Problem details:
Copy exactly the lines from the beginning of the data down to and including the line holding "c_dash_y = [1.0, 0.93, 0.855]", without any pictures.

'''

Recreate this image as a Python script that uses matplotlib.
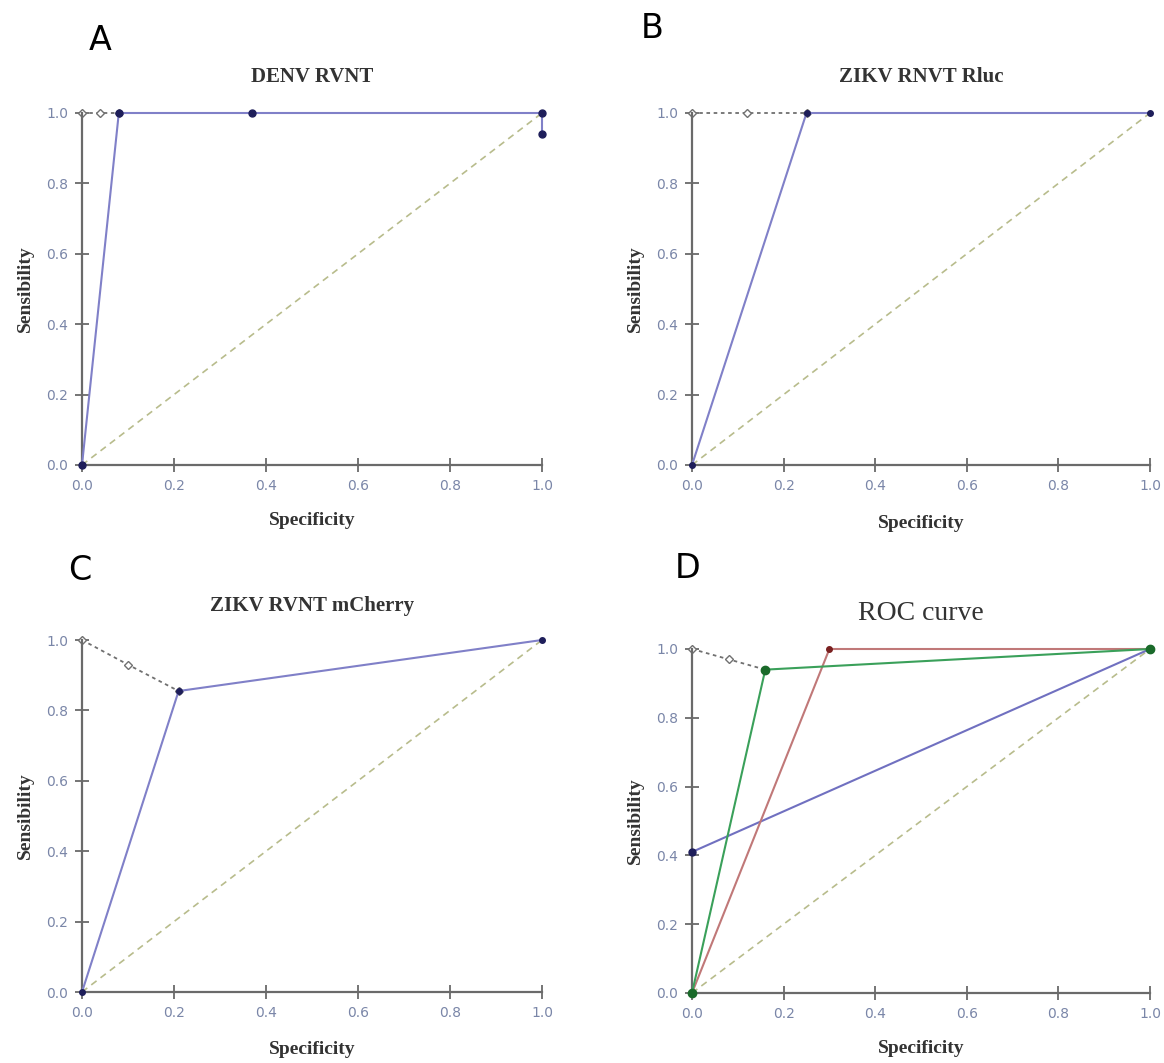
import matplotlib.pyplot as plt

# panel A - DENV RVNT
a_x = [0.0, 0.08, 0.37, 1.0, 1.0]
a_y = [0.0, 1.0, 1.0, 1.0, 0.94]
a_dash_x = [0.0, 0.04, 0.08]
a_dash_y = [1.0, 1.0, 1.0]

# panel B - ZIKV RNVT Rluc
b_x = [0.0, 0.25, 1.0]
b_y = [0.0, 1.0, 1.0]
b_dash_x = [0.0, 0.12, 0.25]
b_dash_y = [1.0, 1.0, 1.0]

# panel C - ZIKV RVNT mCherry
c_x = [0.0, 0.21, 1.0]
c_y = [0.0, 0.855, 1.0]
c_dash_x = [0.0, 0.10, 0.21]
c_dash_y = [1.0, 0.93, 0.855]

# panel D - ROC curve (three curves)
d_blue_x = [0.0, 1.0]
d_blue_y = [0.41, 1.0]
d_green_x = [0.0, 0.16, 1.0]
d_green_y = [0.0, 0.94, 1.0]
d_red_x = [0.0, 0.30, 1.0]
d_red_y = [0.0, 1.0, 1.0]
d_dash_x = [0.0, 0.08, 0.16]
d_dash_y = [1.0, 0.97, 0.94]

ticks = [0.0, 0.2, 0.4, 0.6, 0.8, 1.0]
tick_labels = ['0.0', '0.2', '0.4', '0.6', '0.8', '1.0']

W, H = 1164, 1063
fig = plt.figure(figsize=(W / 100, H / 100), dpi=100)

serif = 'Liberation Serif'
blue = '#8080c8'
navy = '#1e1e5a'
diag = '#b8bc8c'
axis_col = '#6a6a6a'
tick_col = '#7a86a8'


def box(x0, x1, ytop, ybot):
    return [x0 / W, 1 - ybot / H, (x1 - x0) / W, (ybot - ytop) / H]


def setup(ax, title, title_y, xlab_pad, title_size=15, title_weight='bold'):
    ax.set_xlim(0, 1)
    ax.set_ylim(0, 1)
    for s in ['top', 'right']:
        ax.spines[s].set_visible(False)
    for s in ['left', 'bottom']:
        ax.spines[s].set_color(axis_col)
        ax.spines[s].set_linewidth(1.6)
    ax.set_xticks(ticks)
    ax.set_yticks(ticks)
    ax.set_xticklabels(tick_labels)
    ax.set_yticklabels(tick_labels)
    ax.tick_params(direction='inout', length=10, width=1.3, color=axis_col,
                   labelcolor=tick_col, labelsize=10, pad=5)
    ax.plot([0, 1], [0, 1], ls=(0, (4, 3)), color=diag, lw=1.2, zorder=1)
    ax.set_title(title, fontfamily=serif, fontsize=title_size, fontweight=title_weight,
                 color='#333333', y=title_y)
    ax.set_xlabel('Specificity', fontfamily=serif, fontsize=14, fontweight='bold',
                  color='#333333', labelpad=xlab_pad)
    ax.set_ylabel('Sensibility', fontfamily=serif, fontsize=14, fontweight='bold',
                  color='#333333', labelpad=9)


def dashpath(ax, x, y):
    ax.plot(x, y, ls=(0, (2, 2)), color='#707070', lw=1.3, marker='D', ms=4,
            mfc='white', mec='#707070', mew=1, zorder=2, clip_on=False)


def curve(ax, x, y, lc, mc, ms=5):
    ax.plot(x, y, color=lc, lw=1.5, zorder=3, clip_on=False)
    ax.plot(x, y, ls='none', marker='o', ms=ms, color=mc, zorder=4, clip_on=False)


axA = fig.add_axes(box(82, 542, 113, 465))
setup(axA, 'DENV RVNT', 1.065, 14)
dashpath(axA, a_dash_x, a_dash_y)
curve(axA, a_x, a_y, blue, navy)

axB = fig.add_axes(box(692, 1150, 113, 465))
setup(axB, 'ZIKV RNVT Rluc', 1.065, 16)
dashpath(axB, b_dash_x, b_dash_y)
curve(axB, b_x, b_y, blue, navy, ms=4)

axC = fig.add_axes(box(82, 542, 640, 992))
setup(axC, 'ZIKV RVNT mCherry', 1.06, 15)
dashpath(axC, c_dash_x, c_dash_y)
curve(axC, c_x, c_y, blue, navy, ms=4)

axD = fig.add_axes(box(692, 1150, 649, 993))
setup(axD, 'ROC curve', 1.06, 14, title_size=20, title_weight='normal')
dashpath(axD, d_dash_x, d_dash_y)
curve(axD, d_blue_x, d_blue_y, '#7070c0', navy)
curve(axD, d_red_x, d_red_y, '#c07878', '#7a2020', ms=4)
curve(axD, d_green_x, d_green_y, '#3aa05a', '#1a6a2a', ms=6)

for letter, x, y in [('A', 100, 40), ('B', 652, 28), ('C', 80, 570), ('D', 688, 568)]:
    fig.text(x / W, 1 - y / H, letter, fontsize=24, family='DejaVu Sans',
             ha='center', va='center', color='black')

fig.savefig('out.png', dpi=100, facecolor='white')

'''

Response:
Recreate this image as a Python script that uses matplotlib.
import matplotlib.pyplot as plt

# panel A - DENV RVNT
a_x = [0.0, 0.08, 0.37, 1.0, 1.0]
a_y = [0.0, 1.0, 1.0, 1.0, 0.94]
a_dash_x = [0.0, 0.04, 0.08]
a_dash_y = [1.0, 1.0, 1.0]

# panel B - ZIKV RNVT Rluc
b_x = [0.0, 0.25, 1.0]
b_y = [0.0, 1.0, 1.0]
b_dash_x = [0.0, 0.12, 0.25]
b_dash_y = [1.0, 1.0, 1.0]

# panel C - ZIKV RVNT mCherry
c_x = [0.0, 0.21, 1.0]
c_y = [0.0, 0.855, 1.0]
c_dash_x = [0.0, 0.10, 0.21]
c_dash_y = [1.0, 0.93, 0.855]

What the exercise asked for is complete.